Cognac
Member
- Joined
- Mar 11, 2020
- Posts
- 283
- Qantas
- Platinum
Look, I get it, it's certainly inconvenient. But it's not a domestic flight. It's an international flight that happens to have a domestic leg that Qantas happens to sell as a separate component if you don't want to travel the entire way from MEL to LHR. It is irrelevant that you are only traveling domestically. If you don't want to have the possibility of customs not being ready, or having to provide ID for a domestic trip, or having to reduce the amount of liquid you can take through security, or [insert_inconvenience_of_choice_here], then don't book an international flight. Do I expect these things to happen? No, and most of the time they don't, but it is a risk that you take when you book an international flight. And at PER it's an even bigger gamble with Qantas because they have their own terminal which operates exactly 6 international flights at the moment (QF9 inbound, QF9 outbound, QF10 inbound, QF10 outbound, QF71, QF72).I would just expect to get off a domestic flight if on gate without being told you are to remain on board while customs arrive. Don't you actually see the irony of this? It's a farce that on a domestic flight (where the majority were in indeed on for this flight) you have to go through a customs point.

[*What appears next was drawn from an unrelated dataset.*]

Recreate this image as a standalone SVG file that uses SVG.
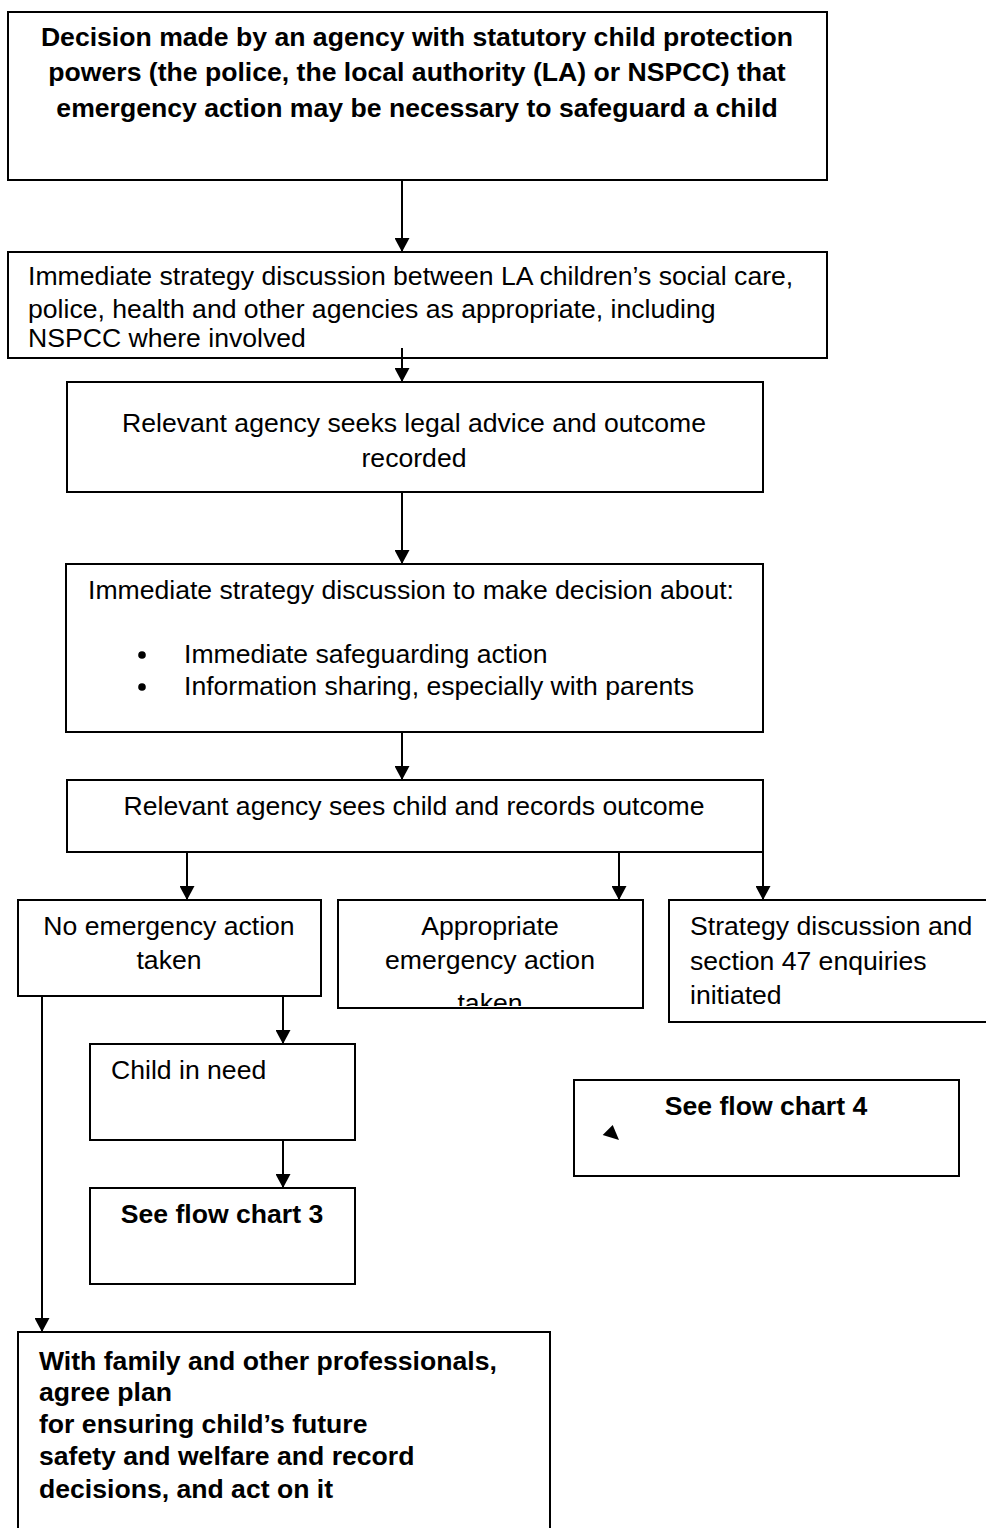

I realise that this thread is purely about your thoughts on your experience, and that these drawbacks that occurred were not enough to overcome the potential benefits of having international flight services provided (lounges, meals, aircraft type, crew, etc). You mentioned in your original post that you did this as an experiment, which is fine. I'm certainly not trying to convince you to change your opinion of your experience. I just wanted to provide some alternative data for those that aren't satisfied with n=1 as a sample size.